The world pushes in with big expectations at Christmas. A whole new layer of distractions lures away my already distracted mind. Parties to throw and attend, gifts to be bought and wrapped, cookies to be rolled and baked, and a home to be decorated and lit. Life gets squeezed out in the dashing to store specials, and agonizing over home messes. We lose our patience, sleep, and scotch tape. The season can demand more time, money, and energy than we truly have.

We push hard.

At times we push so hard the important One

gets pushed out.

 

Unknowingly,

we miss giving the most important kind of gifts.

The Jesus-tag gifts.

 

 

The gifts that give over and again.

Not ones that tempt you to spend beyond your means, but ones that are life-giving to all involved.

I know you want the best for your family, and would do anything for them, especially at Christmas.

But for you who struggle financially, physically, or emotionally, and simply can’t buy your dearest ones everything they want on Christmas morning . . . it’s easy to fall into the comparison trap even among your safe friends. **She has this and is getting that, and they have that and are getting this.**

The temptation to spend beyond your means can be great, but don’t be lured into self pity . . . You, nor your children, are to be pitied.

There is an unobserved wealth that’s birthed in not getting all that you want when you want it.

Your young will learn that “no” and “not now” will serve them all their lives.

They will be in position to know how to live when things are difficult and how to live when things are prosperous. They will know the secret Paul speaks of in Philippians 4.

“I have learned to be content, whatever the circumstances may be. I know now how to live when things are difficult and I know how to live when things are prosperous. In general and in particular I have learned the secret of facing either poverty or plenty. I am ready for anything through the strength of the one who lives within me.” Phil 4: 11-13 Phillips

After 40 years the Stanford researchers, involved with the well known Marshmallow Experiment, verify that those who are willing to wait for two marshmallows, instead of immediately eating the one in front of them, are those who experience success in life. Those who can delay gratification (which is a learned skill) will know the wealth of contentment.

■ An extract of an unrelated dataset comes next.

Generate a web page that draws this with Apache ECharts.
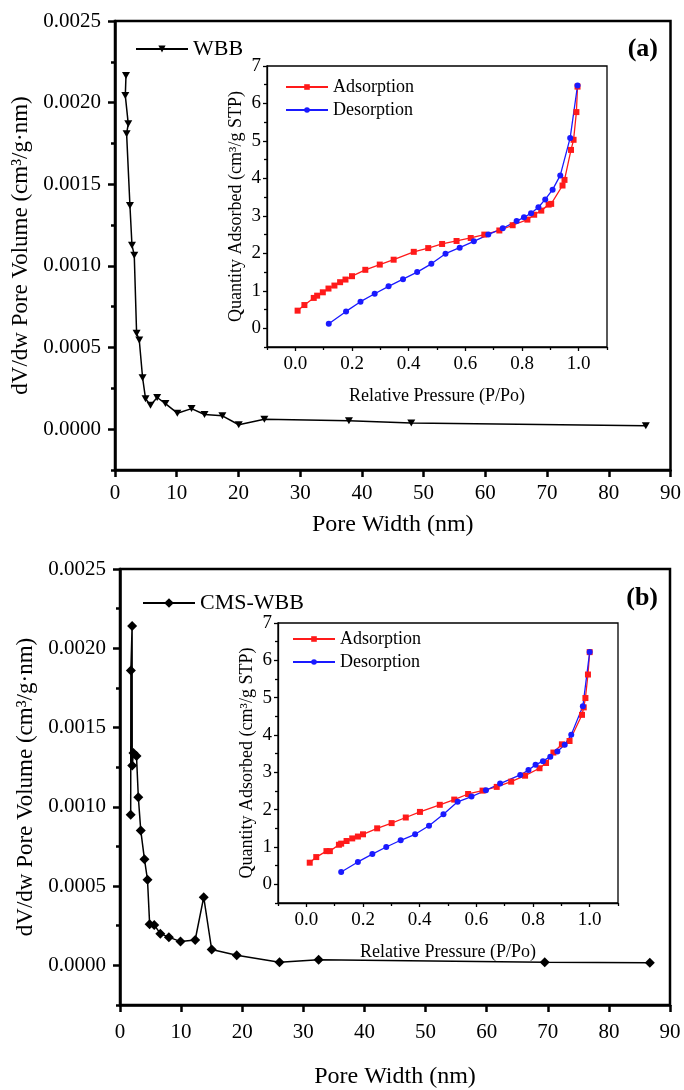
<!DOCTYPE html>
<html><head><meta charset="utf-8">
<script src="https://cdn.jsdelivr.net/npm/echarts@6/dist/echarts.min.js"></script>
<style>html,body{margin:0;padding:0;background:#fff}#c{width:684px;height:1090px}</style>
</head><body><div id="c"></div>
<script>
// ---------- data ----------
const wbbData = [
  [1.78,0.002166],[1.67,0.002043],[2.15,0.00187],[1.88,0.00181],[2.42,0.00137],
  [2.75,0.001127],[3.12,0.001066],[3.5,0.000587],[3.93,0.000546],[4.47,0.000315],
  [4.95,0.000187],[5.75,0.000147],[6.83,0.000194],[8.17,0.000157],[10.1,0.000098],
  [12.4,0.000126],[14.5,0.00009],[17.4,0.000082],[20.05,0.000027],[24.2,0.000061],
  [37.9,0.000052],[48.0,0.000038],[86.0,0.000021]
];
const cmsData = [
  [1.75,0.00095],[1.78,0.00186],[1.98,0.00214],[2.0,0.00126],[2.2,0.00134],
  [2.7,0.00132],[3.0,0.00106],[3.4,0.00085],[4.0,0.00067],[4.5,0.00054],
  [4.85,0.00026],[5.6,0.000255],[6.6,0.0002],[8.0,0.000178],[9.9,0.00015],
  [12.3,0.00016],[13.7,0.00043],[15.0,0.0001],[19.1,0.000064],[26.1,0.00002],
  [32.5,0.000035],[69.5,0.00002],[86.7,0.000017]
];
const adsA = [
  [0.008,0.47],[0.032,0.62],[0.065,0.81],[0.077,0.87],[0.097,0.96],[0.117,1.06],
  [0.138,1.14],[0.158,1.23],[0.177,1.30],[0.2,1.39],[0.247,1.56],[0.298,1.70],
  [0.347,1.83],[0.418,2.04],[0.469,2.14],[0.518,2.25],[0.569,2.33],[0.619,2.41],
  [0.667,2.50],[0.72,2.61],[0.767,2.75],[0.819,2.90],[0.843,3.03],[0.868,3.14],
  [0.894,3.30],[0.903,3.32],[0.943,3.81],[0.95,3.96],[0.973,4.76],[0.982,5.03],
  [0.992,5.77],[0.996,6.45]
];
const desA = [
  [0.118,0.12],[0.179,0.45],[0.23,0.71],[0.28,0.92],[0.329,1.12],[0.38,1.31],
  [0.43,1.50],[0.48,1.72],[0.53,1.99],[0.58,2.15],[0.63,2.32],[0.681,2.50],
  [0.732,2.67],[0.781,2.86],[0.807,2.96],[0.832,3.07],[0.858,3.23],[0.882,3.44],
  [0.908,3.70],[0.935,4.08],[0.97,5.08],[0.996,6.48]
];
const adsB = [
  [0.012,0.58],[0.035,0.73],[0.071,0.89],[0.083,0.89],[0.115,1.06],[0.123,1.09],
  [0.142,1.16],[0.162,1.23],[0.182,1.28],[0.2,1.34],[0.25,1.50],[0.301,1.64],
  [0.351,1.79],[0.401,1.94],[0.471,2.13],[0.522,2.27],[0.571,2.42],[0.622,2.51],
  [0.672,2.61],[0.723,2.75],[0.772,2.91],[0.823,3.11],[0.846,3.25],[0.872,3.53],
  [0.902,3.75],[0.929,3.84],[0.973,4.54],[0.979,4.74],[0.985,4.99],[0.994,5.62],
  [1.0,6.22]
];
const desB = [
  [0.123,0.33],[0.182,0.60],[0.233,0.81],[0.282,1.00],[0.333,1.18],[0.384,1.34],
  [0.433,1.57],[0.484,1.88],[0.534,2.21],[0.583,2.35],[0.634,2.52],[0.684,2.70],
  [0.755,2.93],[0.784,3.06],[0.809,3.20],[0.835,3.30],[0.861,3.42],[0.886,3.56],
  [0.912,3.74],[0.935,4.01],[0.976,4.77],[1.0,6.22]
];
const mainXTicks = [0,10,20,30,40,50,60,70,80,90];
const mainYTicks = [0,0.0005,0.001,0.0015,0.002,0.0025];
const mainYMinor = [-0.00025,0.00025,0.00075,0.00125,0.00175,0.00225];
const insetXTicks = [0,0.2,0.4,0.6,0.8,1.0];
const insetXMinor = [-0.1,0.1,0.3,0.5,0.7,0.9,1.1];
const insetYTicks = [0,1,2,3,4,5,6,7];
const insetYMinor = [-0.5,0.5,1.5,2.5,3.5,4.5,5.5,6.5];
const legendNames = {WBB:'WBB', CMS:'CMS-WBB', AdsA:'Adsorption', DesA:'Desorption', AdsB:'Adsorption', DesB:'Desorption'};

// ---------- chart ----------
const F = 'Liberation Serif';
const chart = echarts.init(document.getElementById('c'), null, {renderer:'canvas'});

function axis(o){
  const a = {
    type:'value', gridIndex:o.grid, min:o.min, max:o.max, position:o.pos,
    axisLine:{show:o.line!==false, onZero:false, lineStyle:{color:'#000', width:o.lw||2}},
    axisTick:{show:true, inside:false, length:o.tl||6, lineStyle:{color:'#000', width:o.lw||2}, customValues:o.ticks},
    axisLabel:{show:!!o.labels, customValues:o.labels, margin:o.margin||8, color:'#000', fontFamily:F, fontSize:o.fs||20, formatter:o.fmt},
    splitLine:{show:false}
  };
  if(o.name){
    a.name=o.name; a.nameLocation='middle'; a.nameGap=o.gap;
    a.nameTextStyle={fontFamily:F, fontSize:o.nfs, color:'#000'};
  }
  return a;
}
const fmtMain = v => v.toFixed(4);
const fmtIX = v => v.toFixed(1);
const fmtIY = v => String(Math.round(v));

const option = {
  animation:false,
  backgroundColor:'#fff',
  grid:[
    {left:115, top:21, width:557, height:449, show:true, borderColor:'#000', borderWidth:2.5, backgroundColor:'transparent'},
    {left:267, top:66, width:340, height:281, show:true, borderColor:'#000', borderWidth:1.3, backgroundColor:'#fff'},
    {left:120, top:569, width:550, height:444, show:true, borderColor:'#000', borderWidth:2.5, backgroundColor:'transparent'},
    {left:278, top:623, width:340, height:280, show:true, borderColor:'#000', borderWidth:1.3, backgroundColor:'#fff'}
  ],
  xAxis:[
    axis({grid:0, pos:'bottom', min:0, max:90, ticks:mainXTicks, labels:mainXTicks, margin:13, fs:21, lw:2.5, tl:7, name:'Pore Width (nm)', gap:43, nfs:24}),
    axis({grid:1, pos:'bottom', min:-0.1, max:1.1, ticks:insetXTicks, labels:insetXTicks, fmt:fmtIX, margin:8, fs:19, lw:1.3, tl:4, name:'Relative Pressure (P/Po)', gap:40, nfs:18}),
    axis({grid:1, pos:'bottom', min:-0.1, max:1.1, ticks:insetXMinor, line:false, lw:1.3, tl:3}),
    axis({grid:2, pos:'bottom', min:0, max:90, ticks:mainXTicks, labels:mainXTicks, margin:17, fs:21, lw:2.5, tl:7, name:'Pore Width (nm)', gap:60, nfs:24}),
    axis({grid:3, pos:'bottom', min:-0.1, max:1.1, ticks:insetXTicks, labels:insetXTicks, fmt:fmtIX, margin:8, fs:19, lw:1.3, tl:4, name:'Relative Pressure (P/Po)', gap:40, nfs:18}),
    axis({grid:3, pos:'bottom', min:-0.1, max:1.1, ticks:insetXMinor, line:false, lw:1.3, tl:3})
  ],
  yAxis:[
    axis({grid:0, pos:'left', min:-0.00025, max:0.0025, ticks:mainYTicks, labels:mainYTicks, fmt:fmtMain, margin:14, fs:21, lw:2.5, tl:7, name:'dV/dw Pore Volume (cm³/g·nm)', gap:72, nfs:23}),
    axis({grid:0, pos:'left', min:-0.00025, max:0.0025, ticks:mainYMinor, line:false, lw:2.5, tl:4}),
    axis({grid:1, pos:'left', min:-0.5, max:7, ticks:insetYTicks, labels:insetYTicks, fmt:fmtIY, margin:6, fs:19, lw:1.3, tl:4, name:'Quantity Adsorbed (cm³/g STP)', gap:22, nfs:18}),
    axis({grid:1, pos:'left', min:-0.5, max:7, ticks:insetYMinor, line:false, lw:1.3, tl:3}),
    axis({grid:2, pos:'left', min:-0.00025, max:0.0025, ticks:mainYTicks, labels:mainYTicks, fmt:fmtMain, margin:14, fs:21, lw:2.5, tl:7, name:'dV/dw Pore Volume (cm³/g·nm)', gap:72, nfs:23}),
    axis({grid:2, pos:'left', min:-0.00025, max:0.0025, ticks:mainYMinor, line:false, lw:2.5, tl:4}),
    axis({grid:3, pos:'left', min:-0.5, max:7, ticks:insetYTicks, labels:insetYTicks, fmt:fmtIY, margin:6, fs:19, lw:1.3, tl:4, name:'Quantity Adsorbed (cm³/g STP)', gap:22, nfs:18}),
    axis({grid:3, pos:'left', min:-0.5, max:7, ticks:insetYMinor, line:false, lw:1.3, tl:3})
  ],
  legend:[
    {left:135, top:38, padding:0, itemWidth:52, itemHeight:9, selectedMode:false, data:['WBB'], formatter:n=>legendNames[n], textStyle:{fontFamily:F, fontSize:22, color:'#000'}},
    {left:142, top:592, padding:0, itemWidth:52, itemHeight:12, selectedMode:false, data:['CMS'], formatter:n=>legendNames[n], textStyle:{fontFamily:F, fontSize:22, color:'#000'}},
    {left:285, top:78, padding:0, orient:'vertical', itemGap:5, itemWidth:42, itemHeight:7, selectedMode:false, data:['AdsA','DesA'], formatter:n=>legendNames[n], textStyle:{fontFamily:F, fontSize:18, color:'#000'}},
    {left:292, top:630, padding:0, orient:'vertical', itemGap:5, itemWidth:42, itemHeight:7, selectedMode:false, data:['AdsB','DesB'], formatter:n=>legendNames[n], textStyle:{fontFamily:F, fontSize:18, color:'#000'}}
  ],
  series:[
    {name:'WBB', type:'line', xAxisIndex:0, yAxisIndex:0, data:wbbData, symbol:'path://M0,0L10,0L5,9Z', symbolSize:[8,7], lineStyle:{color:'#000', width:1.5}, itemStyle:{color:'#000'}},
    {name:'AdsA', type:'line', xAxisIndex:1, yAxisIndex:2, data:adsA, symbol:'rect', symbolSize:6, lineStyle:{color:'#ff1a1a', width:1.3}, itemStyle:{color:'#ff1a1a'}},
    {name:'DesA', type:'line', xAxisIndex:1, yAxisIndex:2, data:desA, symbol:'circle', symbolSize:6, lineStyle:{color:'#1a1aff', width:1.3}, itemStyle:{color:'#1a1aff'}},
    {name:'CMS', type:'line', xAxisIndex:3, yAxisIndex:4, data:cmsData, symbol:'diamond', symbolSize:10, lineStyle:{color:'#000', width:1.5}, itemStyle:{color:'#000'}},
    {name:'AdsB', type:'line', xAxisIndex:4, yAxisIndex:6, data:adsB, symbol:'rect', symbolSize:6, lineStyle:{color:'#ff1a1a', width:1.3}, itemStyle:{color:'#ff1a1a'}},
    {name:'DesB', type:'line', xAxisIndex:4, yAxisIndex:6, data:desB, symbol:'circle', symbolSize:6, lineStyle:{color:'#1a1aff', width:1.3}, itemStyle:{color:'#1a1aff'}}
  ],
  graphic:[
    {type:'text', right:26, top:36, style:{text:'(a)', font:'bold 26px "Liberation Serif"', fill:'#000'}},
    {type:'text', right:26, top:585, style:{text:'(b)', font:'bold 26px "Liberation Serif"', fill:'#000'}}
  ]
};
chart.setOption(option);
</script></body></html>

They’ll learn they are capable of waiting, or working, for something they really want. It will give them the necessary experience to understand what it’s like to enjoy something even more because it didn’t come instantly.

They will appreciate the gifts you give them because, if not at first then eventually, they will know the price you had to pay. Not the monetary price. The invisible price . . . the love price of the ache in your heart because you could not afford to give them what they wanted, and the sheer joy of when you could make it happen.

They will notice, and remember, how you spent time together doing the simple things that really mattered like letting them put the chocolate kiss atop the peanut butter blossoms, using whatever cookie cutters they wanted to make the cut outs, and creating Christmas ornaments from pine cones, paper, and popcorn . . . even if they didn’t look as good as the ones on Pinterest.

 

 

 

When your daughter becomes a grown woman she will be capable of much because she will know how to create goodness from almost anything. And when your son becomes a man he will know what it’s like to be without at times, and how it shaped him into the hard working, caring, young man he has become.

No, my friends, don’t go in debt to get everything your sons and daughters want or they will miss out.

“Godliness with contentment is great gain.”